During my interview with Tony, I asked him how he kept up with the uprisings as they were happening, and as expected, he said he relied mostly on Twitter. “Twitter is such a ubiquitous program now, that it’s easy to get information just moments after it happens. For me, that was vital as I was always keeping tabs on family and friends back in Lebanon. Phone calls and email exchanges are far less convenient than texts and tweets.” There is little doubt that Twitter gave those outside the conflict zones, unparalleled and unprecedented access to the revolutions of the Arab Spring.

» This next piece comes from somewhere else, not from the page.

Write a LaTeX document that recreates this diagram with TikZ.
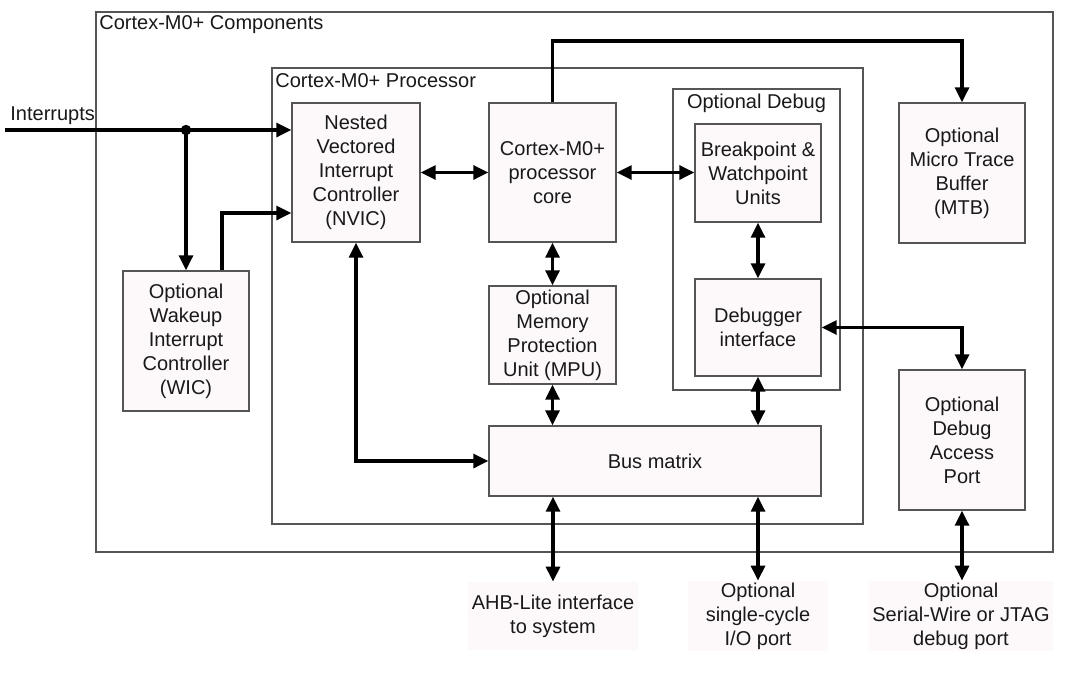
\documentclass[tikz,border=0pt]{standalone}
\usepackage{fontspec}
\setmainfont{Liberation Sans}
\usetikzlibrary{arrows.meta}
\definecolor{boxfill}{RGB}{253,249,251}
\definecolor{boxline}{RGB}{85,85,85}
\begin{document}
\begin{tikzpicture}[x=0.5pt,y=-0.5pt]
\useasboundingbox (0,0) rectangle (1069,675);
\tikzstyle{every node}=[font=\fontsize{10}{12}\selectfont,text=black!90,inner sep=0pt];
\tikzstyle{frame}=[draw=boxline,line width=0.7pt,fill=white];
\tikzstyle{unit}=[draw=boxline,line width=0.7pt,fill=boxfill,align=center];
\tikzstyle{port}=[fill=boxfill,align=center];
\tikzstyle{link}=[line width=1.6pt,-{Triangle[length=7.5pt,width=7pt]}];
\tikzstyle{both}=[line width=1.6pt,{Triangle[length=7.5pt,width=7pt]}-{Triangle[length=7.5pt,width=7pt]}];
% frames
\node[frame,minimum width=478.5pt,minimum height=270pt] (comp) at (574.5,282) {};
\node[anchor=west] at (99,25) {Cortex-M0+ Components};
\node[frame,minimum width=295.5pt,minimum height=228pt] (proc) at (567.5,296) {};
\node[anchor=west] at (275,81) {Cortex-M0+ Processor};
\node[frame,minimum width=83.5pt,minimum height=150.5pt] (dbg) at (756.5,239.5) {};
\node at (756.5,103) {Optional Debug};
% blocks
\node[unit,minimum width=64pt,minimum height=69.5pt] (nvic) at (356,172.5) {Nested\\Vectored\\Interrupt\\Controller\\(NVIC)};
\node[unit,minimum width=63.5pt,minimum height=69.5pt] (core) at (552.5,172.5) {Cortex-M0+\\processor\\core};
\node[unit,minimum width=63pt,minimum height=49pt] (bkpt) at (758,173) {Breakpoint \&\\Watchpoint\\Units};
\node[unit,minimum width=63pt,minimum height=48.5pt] (dbgif) at (758,327.5) {Debugger\\interface};
\node[unit,minimum width=63.5pt,minimum height=49pt] (mpu) at (552.5,335) {Optional\\Memory\\Protection\\Unit (MPU)};
\node[unit,minimum width=166pt,minimum height=35pt] (bus) at (655,461) {Bus matrix};
\node[unit,minimum width=63pt,minimum height=70pt] (wic) at (186,341) {Optional\\Wakeup\\Interrupt\\Controller\\(WIC)};
\node[unit,minimum width=63pt,minimum height=70pt] (mtb) at (962,173) {Optional\\Micro Trace\\Buffer\\(MTB)};
\node[unit,minimum width=63pt,minimum height=70pt] (dap) at (962,440) {Optional\\Debug\\Access\\Port};
% external ports
\node[port,minimum width=85pt,minimum height=34pt] (ahb) at (553,616) {AHB-Lite interface\\to system};
\node[port,minimum width=70pt,minimum height=35pt] (sio) at (758,616) {Optional\\single-cycle\\I/O port};
\node[port,minimum width=92pt,minimum height=35pt] (jtag) at (961,616) {Optional\\Serial-Wire or JTAG\\debug port};
% interrupts
\coordinate (irq) at (5,130);
\coordinate (wake) at (222,213);
\coordinate (trace) at (962,41);
\node[anchor=south west] at (10,125) {Interrupts};
\draw[link] (irq) -- (irq -| nvic.west);
\draw[link] (irq -| wic.north) -- (wic.north);
\fill (irq -| wic.north) circle (2.6pt);
\draw[link] (wake |- wic.north) |- (wake -| nvic.west);
% processor links
\draw[both] (nvic.east) -- (core.west);
\draw[both] (core.east) -- (core.east -| bkpt.west);
\draw[link] (core.north) |- (trace) -- (mtb.north);
\draw[both] (core.south) -- (mpu.north);
\draw[both] (mpu.south) -- (mpu.south |- bus.north);
\draw[both] (bkpt.south) -- (dbgif.north);
\draw[both] (dbgif.south) -- (dbgif.south |- bus.north);
\draw[both] (nvic.south) |- (bus.west);
\draw[both] (dbgif.east) -| (dap.north);
% outside
\draw[both] (bus.south -| ahb.north) -- (ahb.north);
\draw[both] (bus.south -| sio.north) -- (sio.north);
\draw[both] (dap.south) -- (dap.south |- jtag.north);
\end{tikzpicture}
\end{document}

Twitter became a focal point of the revolutionaries. A place to broadcast their victories, a place to spread outrage about their oppression, and a place to form a community of like-minded individuals. I would also argue that Twitter was useful in gaining the support of the West, countries like the USA who might not otherwise have given a high level of support to the revolutions. The usage of Twitter in the Arab Spring signaled a significant change in the way that information was spread from a conflict area, in much the same way that TV had done the same thing in Vietnam.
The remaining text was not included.